Dass Schmid im Jugendstrafvollzug arbeiten will, war für ihn schon während des Jura-Studiums klar. "Mit ihnen kann man noch viel mehr anfangen, sie sind in der Persönlichkeitsentwicklung noch nicht so festgelegt." Außerdem gebe es im Erwachsenenstrafvollzug viel häufiger einen Wechsel.

Die Mindeshaftzeit beträgt bei Verurteilungen nach Jugendstrafrecht sechs Monate, im Erwachsenenvollzug ist es ein Monat. Die Häftlinge der JSA bleiben im Schnitt zwölf bis 14 Monate.

Eigentums- und Gewaltdelikte, also etwa Diebstahl oder Körperverletzung, seien die häufigsten Gründe, warum die Jugendlichen einsitzen. Ansonsten sei aber auch alles andere vertreten: "Von Mord bis Schwarzfahren."

Und Schmid betont: "Straffällig werden Jugendliche aus jeder sozialen Schicht." Natürlich gebe es aber Schwerpunkte, bestimmte Viertel etwa in Trier oder Koblenz, das ebenfalls in die Zuständigkeit der JSA Wittlich fällt.

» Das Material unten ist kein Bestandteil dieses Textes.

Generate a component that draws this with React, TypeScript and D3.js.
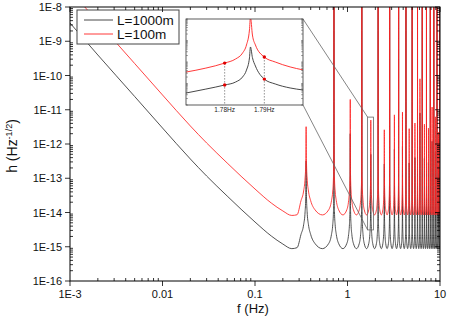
import React from "react";
import * as d3 from "d3";

const W = 450;
const H = 318;
const FONT = "'Liberation Sans', Arial, sans-serif";

// axis ticks
const xTicks = [0.001, 0.01, 0.1, 1, 10];
const xTickLabels = ["1E-3", "0.01", "0.1", "1", "10"];
const yTicks = [1e-16, 1e-15, 1e-14, 1e-13, 1e-12, 1e-11, 1e-10, 1e-9, 1e-8];
const yTickLabels = ["1E-16", "1E-15", "1E-14", "1E-13", "1E-12", "1E-11", "1E-10", "1E-9", "1E-8"];

// smooth low frequency branch (Hz, strain)
const lowFreq = [0.001, 0.002, 0.005, 0.01, 0.02, 0.03, 0.05, 0.1, 0.15, 0.2, 0.25, 0.285];
const lowBlack = [3.41e-9, 3.97e-10, 2.44e-11, 2.93e-12, 3.65e-13, 1.16e-13, 3.03e-14, 5.28e-15, 2.06e-15, 1.2e-15, 8.8e-16, 9.4e-16];
const lowRed = [3.13e-8, 3.65e-9, 2.24e-10, 2.7e-11, 3.36e-12, 1.07e-12, 2.79e-13, 4.85e-14, 1.89e-14, 1.11e-14, 8.2e-15, 8.6e-15];

// resonances
const peakFreq = [
  0.357, 0.714, 1.071, 1.429, 1.786, 2.143, 2.5, 2.857, 3.214, 3.571, 3.929, 4.286, 4.643, 5.0,
  5.357, 5.714, 6.071, 6.429, 6.786, 7.143, 7.5, 7.857, 8.214, 8.571, 8.929, 9.286, 9.643, 10.0,
];
const peakRed = [
  3.2e-12, 1e-6, 2.0e-11, 1e-6, 5.0e-12, 1e-6, 2.6e-12, 1e-6, 7.1e-12, 1e-6, 8.6e-12, 1e-6, 2.8e-12, 1e-6,
  4.1e-12, 1e-6, 8.0e-11, 1e-6, 3.8e-12, 1e-6, 2.9e-12, 1e-6, 1.2e-11, 1e-6, 6.2e-12, 1e-6, 2.2e-12, 1e-6,
];
const peakBlack = [
  3.2e-13, 1e-6, 2.0e-12, 1e-6, 5.0e-13, 1e-6, 2.6e-13, 1e-6, 7.0e-13, 1e-6, 8.6e-13, 1e-6, 2.8e-13, 1e-6,
  4.0e-13, 1e-6, 8.0e-12, 1e-6, 3.8e-13, 1e-6, 2.9e-13, 1e-6, 1.2e-12, 1e-6, 6.0e-13, 1e-6, 2.2e-13, 1e-6,
];
const troughBlack = 8.8e-16;
const troughRed = 8.5e-15;
// shape of a resonance: distance from the peak (fraction of spacing) and rise over the trough
const cuspOffset = [0.5, 0.25, 0.12, 0.06, 0.025, 0.01];
const cuspRise = [1, 1.4, 2.6, 5, 12, 30];

// inset, around 1.786 Hz
const insetFreq = [1.77025, 1.77525, 1.78, 1.78275, 1.7845, 1.7855, 1.78625, 1.7865, 1.787, 1.78775, 1.79, 1.79275, 1.7965, 1.79975];
const insetRed = [3.4e-14, 5.2e-14, 8.9e-14, 1.38e-13, 2.6e-13, 6.2e-13, 3.1e-12, 1.2e-11, 1.8e-12, 6.2e-13, 1.7e-13, 1e-13, 5.9e-14, 4.3e-14];
const insetBlack = [3.6e-15, 5.5e-15, 8.5e-15, 1.17e-14, 2e-14, 4.2e-14, 1.55e-13, 5e-13, 1.6e-13, 6.5e-14, 1.6e-14, 9.5e-15, 6.2e-15, 5e-15];
const markFreq = [1.78, 1.79];
const markRed = [8.9e-14, 1.7e-13];
const markBlack = [8.5e-15, 1.6e-14];
const insetTickLabels = ["1.78Hz", "1.79Hz"];
const zoomFreq = [1.65, 1.91];
const zoomH = [3.1e-15, 6.1e-12];

const series = [
  { name: "L=1000m", color: "#333", low: lowBlack, peaks: peakBlack, trough: troughBlack },
  { name: "L=100m", color: "#ff2222", low: lowRed, peaks: peakRed, trough: troughRed },
];

function buildCurve(low: number[], peaks: number[], trough: number) {
  const pts: [number, number][] = lowFreq.map((f, i) => [f, low[i]]);
  peakFreq.forEach((fp, i) => {
    const prev = i > 0 ? peakFreq[i - 1] : 0;
    const next = i < peakFreq.length - 1 ? peakFreq[i + 1] : fp + (fp - prev);
    cuspOffset.forEach((d, k) => {
      const f = fp - d * (fp - prev);
      if (f > pts[pts.length - 1][0]) pts.push([f, trough * cuspRise[k]]);
    });
    pts.push([fp, peaks[i]]);
    for (let k = cuspOffset.length - 1; k > 0; k--) {
      pts.push([fp + cuspOffset[k] * (next - fp), trough * cuspRise[k]]);
    }
  });
  return pts;
}

export default function App() {
  const plot = { left: 70, right: 440, top: 7, bottom: 281 };
  const inset = { left: 186, right: 303, top: 19, bottom: 105 };

  const x = d3.scaleLog().domain([1e-3, 10]).range([plot.left, plot.right]);
  const y = d3.scaleLog().domain([1e-16, 1e-8]).range([plot.bottom, plot.top]);
  const ix = d3.scaleLinear().domain([1.77025, 1.79975]).range([inset.left, inset.right]);
  const iy = d3.scaleLog().domain([1e-15, 1e-11]).range([inset.bottom, inset.top]);

  const line = d3
    .line<[number, number]>()
    .x((d) => x(d[0]))
    .y((d) => y(d[1]))
    .curve(d3.curveMonotoneX);
  const insetLine = (vals: number[]) =>
    d3
      .line<number>()
      .x((_, i) => ix(insetFreq[i]))
      .y((d) => iy(d))
      .curve(d3.curveMonotoneX)(vals) || "";

  const isMajor = (v: number, majors: number[]) => majors.some((m) => Math.abs(v / m - 1) < 1e-6);
  const xMinor = x.ticks().filter((v) => !isMajor(v, xTicks));
  const yMinor = y.ticks().filter((v) => !isMajor(v, yTicks));
  const iyMinor = iy.ticks();

  const zx0 = x(zoomFreq[0]);
  const zx1 = x(zoomFreq[1]);
  const zy0 = y(zoomH[1]);
  const zy1 = y(zoomH[0]);

  return (
    <svg width={W} height={H} style={{ position: "absolute", left: 0, top: 0, background: "#fff" }} fontFamily={FONT}>
      <defs>
        <clipPath id="plotClip">
          <rect x={plot.left} y={plot.top} width={plot.right - plot.left} height={plot.bottom - plot.top} />
        </clipPath>
        <clipPath id="insetClip">
          <rect x={inset.left} y={inset.top} width={inset.right - inset.left} height={inset.bottom - inset.top} />
        </clipPath>
      </defs>

      <g clipPath="url(#plotClip)">
        {series.map((s) => (
          <path key={s.name} d={line(buildCurve(s.low, s.peaks, s.trough)) || ""} fill="none" stroke={s.color} strokeWidth={0.85} />
        ))}
      </g>

      {/* zoom box and connectors */}
      <rect x={zx0} y={zy0} width={zx1 - zx0} height={zy1 - zy0} fill="none" stroke="#666" strokeWidth={0.8} />
      <line x1={inset.right} y1={inset.top} x2={zx0} y2={zy0} stroke="#666" strokeWidth={0.8} />
      <line x1={inset.right} y1={inset.bottom} x2={zx0} y2={zy1} stroke="#666" strokeWidth={0.8} />

      {/* inset */}
      <rect x={inset.left} y={inset.top} width={inset.right - inset.left} height={inset.bottom - inset.top} fill="#fff" />
      <g clipPath="url(#insetClip)">
        <path d={insetLine(insetBlack)} fill="none" stroke="#333" strokeWidth={0.9} />
        <path d={insetLine(insetRed)} fill="none" stroke="#ff2222" strokeWidth={0.9} />
      </g>
      {markFreq.map((f, i) => (
        <g key={f}>
          <line x1={ix(f)} x2={ix(f)} y1={iy(markRed[i])} y2={inset.bottom} stroke="#777" strokeWidth={0.8} strokeDasharray="1.5,1.5" />
          <circle cx={ix(f)} cy={iy(markRed[i])} r={1.7} fill="#e00000" />
          <circle cx={ix(f)} cy={iy(markBlack[i])} r={1.7} fill="#e00000" />
          <text x={ix(f)} y={inset.bottom + 7} fontSize={6.5} textAnchor="middle" fill="#222">
            {insetTickLabels[i]}
          </text>
        </g>
      ))}
      {iyMinor.map((v, i) => (
        <g key={"im" + i} stroke="#555" strokeWidth={0.5}>
          <line x1={inset.left} x2={inset.left + 2} y1={iy(v)} y2={iy(v)} />
          <line x1={inset.right} x2={inset.right - 2} y1={iy(v)} y2={iy(v)} />
        </g>
      ))}
      <rect x={inset.left} y={inset.top} width={inset.right - inset.left} height={inset.bottom - inset.top} fill="none" stroke="#333" strokeWidth={0.8} />

      {/* legend */}
      <rect x={77} y={10} width={102} height={34} fill="#fff" stroke="#444" strokeWidth={1} />
      {series.map((s, i) => (
        <g key={s.name}>
          <line x1={84} x2={113} y1={20 + i * 14} y2={20 + i * 14} stroke={s.color} strokeWidth={0.9} />
          <text x={117} y={25 + i * 14} fontSize={13.5} fill="#111">
            {s.name}
          </text>
        </g>
      ))}

      {/* axes frame */}
      <rect x={plot.left} y={plot.top} width={plot.right - plot.left} height={plot.bottom - plot.top} fill="none" stroke="#000" strokeWidth={1} />
      <g stroke="#000" strokeWidth={0.8}>
        {xTicks.map((v) => (
          <g key={"xM" + v}>
            <line x1={x(v)} x2={x(v)} y1={plot.bottom} y2={plot.bottom + 5} />
            <line x1={x(v)} x2={x(v)} y1={plot.top} y2={plot.top + 5} />
          </g>
        ))}
        {xMinor.map((v, i) => (
          <g key={"xm" + i}>
            <line x1={x(v)} x2={x(v)} y1={plot.bottom} y2={plot.bottom - 3} />
            <line x1={x(v)} x2={x(v)} y1={plot.top} y2={plot.top + 3} />
          </g>
        ))}
        {yTicks.map((v) => (
          <g key={"yM" + v}>
            <line x1={plot.left} x2={plot.left - 5} y1={y(v)} y2={y(v)} />
            <line x1={plot.right} x2={plot.right - 5} y1={y(v)} y2={y(v)} />
          </g>
        ))}
        {yMinor.map((v, i) => (
          <g key={"ym" + i}>
            <line x1={plot.left} x2={plot.left + 3} y1={y(v)} y2={y(v)} />
            <line x1={plot.right} x2={plot.right - 3} y1={y(v)} y2={y(v)} />
          </g>
        ))}
      </g>
      {xTicks.map((v, i) => (
        <text key={"xl" + v} x={x(v)} y={298} fontSize={11} textAnchor="middle" fill="#111">
          {xTickLabels[i]}
        </text>
      ))}
      {yTicks.map((v, i) => (
        <text key={"yl" + v} x={62} y={y(v) + 4} fontSize={11} textAnchor="end" fill="#111">
          {yTickLabels[i]}
        </text>
      ))}
      <text x={253} y={313} fontSize={13} textAnchor="middle" fill="#111">
        f (Hz)
      </text>
      <text transform="translate(17,146) rotate(-90)" fontSize={14} textAnchor="middle" fill="#111">
        h (Hz<tspan dy={-5} fontSize={9}>-1/2</tspan>
        <tspan dy={5}>)</tspan>
      </text>
    </svg>
  );
}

Aus diesen Vierteln kommen, sagt Schmid, besonders viele nach Wittlich. "Von so manch aktuellem Häftling saß schon der Vater hier ein."

Die nächste Generation wird er aber wohl nicht mehr kennenlernen. Für ihn beginnt jetzt ein ganz neuer Lebensabschnitt. Der Schrank dagegen bleibt und hat gute Chancen, noch ein paar Zellenbewohner zu überdauern. Der massiven Bauweise sei Dank.

Zur Person:Otto Schmid ist in Schwaben aufgewachsen. Er studierte Jura in Konstanz und wurde 1981 stellvertretender Leiter der Jugendanstalt Wittlich. Zwischen 1989 und 1993 arbeitete er im Erwachsenenstrafvollzug in Trier, bevor er als Leiter an die JSA Wittlich zurückkehrte. Schmid ist verheiratet, hat vier Kinder und drei Enkelkinder.